Nominations to several other top EU positions were finalised by the European Council this week after a brief but intense period of political wrangling in the wake of the Parliamentary elections in May. Along with the ECB Presidency, up for grabs were the Presidencies of the European Council and the EU Commission (from which Donald Tusk and Jean-Claude Juncker will retire in November and December, respectively) as well as the role of EU foreign policy chief. The Council is made up of the leaders of individual member states who appoint all positions other than the Commission President, where they nominate a preferred candidate who is then sent to the European Parliament for approval (usually little more than a tick-box exercise, although this time may be different). The new Council President, which is an important but largely ceremonial role, is the liberal former Prime Minister of Belgium, Charles Michel. The son of a prominent Belgian MEP, Michel is a vocal opponent of Brexit aligned with hawkish leaders like President Emmanuel Macron in opposition to another Article 50 extension. The outspoken Spanish socialist Josep Borrell, who has been accommodating to Iran and a critic of Israel, Trump and Catalan Independence, is the new EU foreign policy chief despite having been fined for insider trading only last year. Most sought after among the Brussels’ crowns, however, is that of Commission President given the authority it carries. In a break with tradition, where the European Parliament has a role to play in choosing the candidate, the European Council has nominated the German Defence Minister Ursula von der Leyen, after discussions held behind closed doors. A political non-entity outside Germany with abysmal approval ratings back home, she is a strange choice for the position; indeed, her nomination has sparked a rare backlash from MEPs who feel side-lined by the process. Nevertheless, she ticks a number of boxes: she is a European federalist and a Merkel ally whose father was also a high-ranking civil servant in Brussels. She is also most probably the only candidate on whom the Council could agree. She may yet fail to get the necessary votes in parliament to become Commission President, but do not expect revolutionary change if she does.

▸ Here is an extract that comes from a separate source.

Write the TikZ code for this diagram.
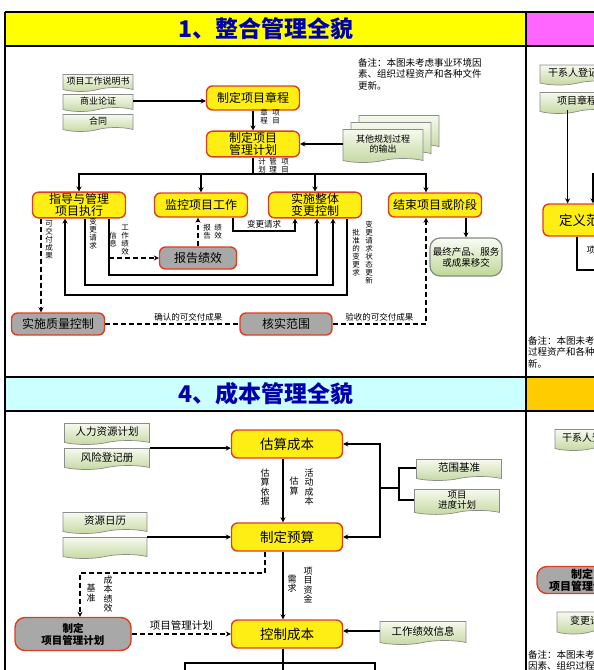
\documentclass[tikz,border=0pt]{standalone}
\usepackage{fontspec}
\setmainfont{Noto Sans CJK SC}
\usetikzlibrary{arrows.meta,positioning,shapes.symbols,calc}
\definecolor{hdrYellow}{RGB}{255,255,0}
\definecolor{hdrMagenta}{RGB}{255,102,255}
\definecolor{hdrCyan}{RGB}{204,255,255}
\definecolor{hdrGold}{RGB}{255,204,0}
\definecolor{titleBlue}{RGB}{0,0,170}
\definecolor{procYellow}{RGB}{255,238,20}
\definecolor{procRed}{RGB}{225,60,30}
\definecolor{boxGrey}{RGB}{168,168,168}
\definecolor{docTop}{RGB}{246,249,238}
\definecolor{docBottom}{RGB}{196,216,160}
\definecolor{docEdge}{RGB}{140,140,140}
\definecolor{finalTop}{RGB}{250,252,245}
\definecolor{finalBottom}{RGB}{190,215,150}
\definecolor{finalEdge}{RGB}{130,140,130}

\begin{document}
\begin{tikzpicture}[x=1pt, y=-1pt,
  every node/.style={font=\fontsize{12}{12.5}\selectfont},
  proc/.style={draw=procRed, fill=procYellow, line width=1.4pt, rounded corners=6pt,
    align=center, inner sep=1pt, minimum width=93, minimum height=24},
  proc4/.style={proc, minimum width=111, minimum height=28, font=\fontsize{13.5}{14}\selectfont},
  greybox/.style={proc, fill=boxGrey, minimum height=22},
  docbox/.style={tape, tape bend top=none, tape bend bottom=in and out, tape bend height=4pt,
    draw=docEdge, line width=0.7pt, top color=docTop, bottom color=docBottom,
    align=center, inner sep=1pt, minimum width=70, minimum height=17, font=\fontsize{9}{10}\selectfont},
  doc4/.style={docbox, minimum width=85, minimum height=21, font=\fontsize{10.5}{11}\selectfont},
  vlab/.style={align=center, inner sep=0pt, font=\fontsize{7.5}{8}\selectfont},
  vlab4/.style={align=center, inner sep=0pt, font=\fontsize{9}{9.5}\selectfont},
  hlab/.style={inner sep=1pt, font=\fontsize{8.5}{9}\selectfont},
  note/.style={align=left, anchor=north west, inner sep=0pt, font=\fontsize{9.5}{11.5}\selectfont},
  arr/.style={-{Stealth[length=5pt,width=5pt]}, line width=1.6pt},
  dasharr/.style={arr, line width=1.3pt, dash pattern=on 5pt off 3pt},
  title/.style={font=\bfseries\fontsize{23}{23}\selectfont, text=titleBlue}]
  \useasboundingbox (0,0) rectangle (594,670);
  \clip (0,0) rectangle (594,670);
  % Panels
  \fill[hdrYellow] (5,12) rectangle (526,46);
  \fill[hdrMagenta] (526,12) rectangle (600,46);
  \fill[hdrCyan] (5,377) rectangle (526,411);
  \fill[hdrGold] (526,377) rectangle (600,411);
  \draw[line width=1.5pt] (5,12) -- (600,12) (5,46) -- (600,46)
    (5,377) -- (600,377) (5,411) -- (600,411) (5,12) -- (5,680);
  \draw[line width=2pt] (526,12) -- (526,680);
  \node[title] (title1) at (266,29) {1、整合管理全貌};
  \node[title] (title4) at (266,394) {4、成本管理全貌};

  % 1. Integration
  \node[docbox] (sow) at (98,81) {项目工作说明书};
  \node[docbox] (bcase) at (98,101) {商业论证};
  \node[docbox] (contract) at (98,121) {合同};
  \node[proc] (charter) at (253,98) {制定项目章程};
  \node[proc, minimum height=25] (pmplan) at (253,144) {制定项目\\管理计划};
  \node[docbox, minimum width=80, minimum height=33] (other3) at (399,130) {};
  \node[docbox, minimum width=80, minimum height=33] (other2) at (391,137) {};
  \node[docbox, minimum width=80, minimum height=33] (other) at (383,144) {其他规划过程\\的输出};
  \node[note] (note1) at (358,58) {备注：本图未考虑事业环境因\\素、组织过程资产和各种文件\\更新。};
  \node[proc] (direct) at (79,205) {指导与管理\\项目执行};
  \node[proc] (monitor) at (201,205) {监控项目工作};
  \node[proc] (icc) at (315,205) {实施整体\\变更控制};
  \node[proc] (close) at (435,205) {结束项目或阶段};
  \node[draw=finalEdge, line width=1.2pt, rounded corners=10pt, top color=finalTop,
    bottom color=finalBottom, align=center, minimum width=72, minimum height=38,
    inner sep=1pt, font=\fontsize{9.5}{11}\selectfont] (final) at (466,257) {最终产品、服务\\或成果移交};
  \node[greybox, minimum width=77] (report) at (198,258) {报告绩效};
  \node[greybox] (qc) at (58,324) {实施质量控制};
  \node[greybox, minimum width=92] (verify) at (286,324) {核实范围};
  % Arrows
  \draw[arr] (bcase.east) -- (bcase.east -| charter.west);
  \draw[arr] (charter) -- (pmplan);
  \draw[arr] (other.west) -- (other.west -| pmplan.east);
  \node[vlab] (lbch1) at (264,117) {章\\程};
  \node[vlab] (lbch2) at (276,117) {项\\目};
  \coordinate (bus) at (253,174);
  \draw[line width=1.6pt] (pmplan.south) -- (bus);
  \draw[arr] (bus) -| (direct.north);
  \draw[arr] (bus -| monitor.north) -- (monitor.north);
  \draw[arr] (bus -| icc.north) -- (icc.north);
  \draw[arr] (bus) -| ([xshift=-9pt]close.north);
  \node[vlab] (lbpl1) at (262,166) {计\\划};
  \node[vlab] (lbpl2) at (273,166) {管\\理};
  \node[vlab] (lbpl3) at (285,166) {项\\目};
  % Deliverables
  \draw[dasharr] ([xshift=-38pt]direct.south) -- ([xshift=-38pt]direct.south |- qc.north);
  \node[vlab] (lbdeliv) at (49,240) {可\\交\\付\\成\\果};
  \draw[dasharr, -] (qc.east) -- (verify.west) node[hlab, pos=0.62, above=1pt] (lbvalid) {确认的可交付成果};
  \coordinate (accpt) at (426,324);
  \draw[dasharr] (verify.east) -- (accpt) node[hlab, midway, above=1pt] (lbaccpt) {验收的可交付成果}
    -- (accpt |- close.south);
  \draw[arr] (close.south -| final.north) -- (final.north);
  % Loops
  \coordinate (loopA) at (65,295);
  \draw[arr] ([xshift=32pt]icc.south) |- (loopA) -- (loopA |- direct.south);
  \coordinate (loopB) at (85,285);
  \draw[arr] ([xshift=6pt]direct.south) -- (loopB) -| ([xshift=18pt]icc.south);
  \coordinate (loopC) at (109,275);
  \draw[arr] ([xshift=30pt]direct.south) -- (loopC) -| ([xshift=2pt]icc.south);
  \draw[dasharr] (loopC |- report.west) -- (report.west);
  \draw[dasharr] (report.north) -- (report.north |- monitor.south);
  \coordinate (loopD) at (233,231);
  \draw[arr] ([xshift=32pt]monitor.south) -- (loopD) -| ([xshift=-20pt]icc.south);
  \node[vlab] (lbchg1) at (93,234) {变\\更\\请\\求};
  \node[vlab] (lbwpi1) at (125,240) {工\\作\\绩\\效};
  \node[vlab] (lbwpi2) at (113,240) {信\\息};
  \node[vlab] (lbrep1) at (207,232) {报\\告};
  \node[vlab] (lbrep2) at (218,232) {绩\\效};
  \node[hlab] (lbchg2) at (264,224) {变更请求};
  \node[vlab] (lbappr) at (356,253) {批\\准\\的\\变\\更\\求};
  \node[vlab] (lbstat) at (369,253) {变\\更\\请\\求\\状\\态\\更\\新};

  % 2. Scope (cut off)
  \node[docbox, minimum width=76, minimum height=20, font=\fontsize{10}{11}\selectfont] (stakeR) at (578,73) {干系人登记册};
  \node[docbox, minimum width=74, minimum height=21, font=\fontsize{10}{11}\selectfont] (charterR) at (577,101) {项目章程};
  \node[proc, minimum width=86, minimum height=32, font=\fontsize{13.5}{14}\selectfont] (defineR) at (586,220) {定义范围};
  \draw[arr] ([xshift=28pt]charterR.south west) -- ([xshift=28pt]charterR.south west |- defineR.north);
  \coordinate (inR) at (593,173);
  \draw[arr] (inR) -- (inR |- defineR.north);
  \coordinate (lowR) at (577,270);
  \draw[line width=1.6pt] (lowR |- defineR.south) -- (lowR) -- ++(30,0);
  \node[vlab4] (lbR) at (591,250) {项};
  \node[note] (note2) at (528,336) {备注：本图未考虑事业环境因素、组织\\过程资产和各种文件更\\新。};

  % 4. Cost
  \node[doc4] (hr) at (107,432) {人力资源计划};
  \node[doc4] (risk) at (107,457) {风险登记册};
  \node[proc4] (estimate) at (287,444) {估算成本};
  \node[proc4] (budget) at (287,537) {制定预算};
  \node[proc4] (control) at (287,634) {控制成本};
  \node[doc4, minimum width=84] (rescal) at (105,521) {资源日历};
  \node[doc4, minimum width=84] (blank) at (105,546) {};
  \node[doc4] (scope) at (459,468) {范围基准};
  \node[doc4, minimum height=24, font=\fontsize{9.5}{10.5}\selectfont] (sched) at (457,500) {项目\\进度计划};
  \node[greybox, rounded corners=10pt, minimum width=116, minimum height=33,
    font=\bfseries\fontsize{10.5}{12}\selectfont] (pmp4) at (73,634) {制定\\项目管理计划};
  \node[doc4, minimum width=86, minimum height=23] (wpi) at (423,631) {工作绩效信息};
  \draw[arr] (risk.north east) -- (risk.north east -| estimate.west);
  \draw[arr] (blank.east |- budget.west) -- (budget.west);
  \draw[arr] ([xshift=-4pt]estimate.south) -- ([xshift=-4pt]budget.north);
  \draw[arr] ([xshift=-4pt]budget.south) -- ([xshift=-4pt]control.north);
  \node[vlab4] (lbbasis) at (265,487) {估\\算\\依\\据};
  \node[vlab4] (lbest) at (294,486) {估\\算};
  \node[vlab4] (lbact) at (309,487) {活\\动\\成\\本};
  \coordinate (rbar) at (380,488);
  \coordinate (rjoin) at (399,488);
  \draw[arr, line width=2.2pt] (rbar) |- (estimate.east);
  \draw[arr, line width=2.2pt] (rbar) |- (budget.east);
  \draw[line width=1.6pt] (scope.west) -| (rjoin) |- (sched.west);
  \draw[line width=1.6pt] (rjoin) -- (rbar);
  \coordinate (dashc) at (80,573);
  \draw[dasharr] ([xshift=-22pt]budget.south) |- (dashc) -- (dashc |- pmp4.north);
  \node[vlab4] (lbperf) at (108,594) {成\\本\\绩\\效};
  \node[vlab4] (lbbase) at (91,593) {基\\准};
  \draw[dasharr] (pmp4.east) -- (control.west) node[midway, above=2pt, hlab, font=\fontsize{10.5}{11}\selectfont] (lbpmp) {项目管理计划};
  \node[vlab4] (lbneed) at (292,584) {需\\求};
  \node[vlab4] (lbfund) at (308,585) {项\\目\\资\\金};
  \draw[arr] (wpi.west) -- (wpi.west -| control.east);
  \coordinate (cbL) at (185,663);
  \coordinate (cbR) at (375,663);
  \draw[line width=1.6pt] ([xshift=-4pt]control.south) -- ++(0,30);
  \draw[line width=1.6pt] ($(cbL)+(0,20)$) -- (cbL) -- (cbR) -- ++(0,20);
  % 5. (cut off)
  \node[docbox, minimum width=74, minimum height=21, font=\fontsize{10}{11}\selectfont] (stake4R) at (592,438) {干系人登记册};
  \node[greybox, rounded corners=10pt, minimum width=90, minimum height=27,
    font=\bfseries\fontsize{11}{12}\selectfont] (pmpR) at (582,580) {制定\\项目管理计划};
  \node[docbox, minimum width=66, minimum height=22, font=\fontsize{10}{11}\selectfont] (changeR) at (590,621) {变更请求};
  \node[note] (note3) at (528,650) {备注：本图未考虑事业环境\\因素、组织过程资产和各种};
\end{tikzpicture}
\end{document}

In other news, the massive ongoing protests in Hong Kong took a polarizing turn on Monday with the occupation and ransacking of the Legislative Council by pro-democracy activists. Having broken into the building and stormed the parliamentary chamber, the activists proceeded to demand the resignation of the Chief Executive of Hong Kong, Carrie Lam, and even unfurled a colonial-era Hong Kong flag. The political dispute has been raging for months, as the Hong Kong executive has sought to ram through parliament a controversial extradition bill that would permit suspects to be sent to the mainland for trial. The rule of law is for all practical purposes non-existent in mainland China, where individual rights are considered a threatening Western import and an opaque system of courts operates at the behest of the Communist Party. Many in Hong Kong, which has thrived in large part thanks to its open economy and robust and impartial legal system, are determined not to see those advantages crushed by the paranoid mainland authorities. So far, they have forced Carrie Lam, a career bureaucrat with close ties to Beijing and President Xi Jinping – hardly a friend of democracy or its popular expression – to delay the bill, but she remains in power and the Chinese extradition law has not been defeated. The Communist Party has remarkable patience when it senses history moving its way. Do the protestors?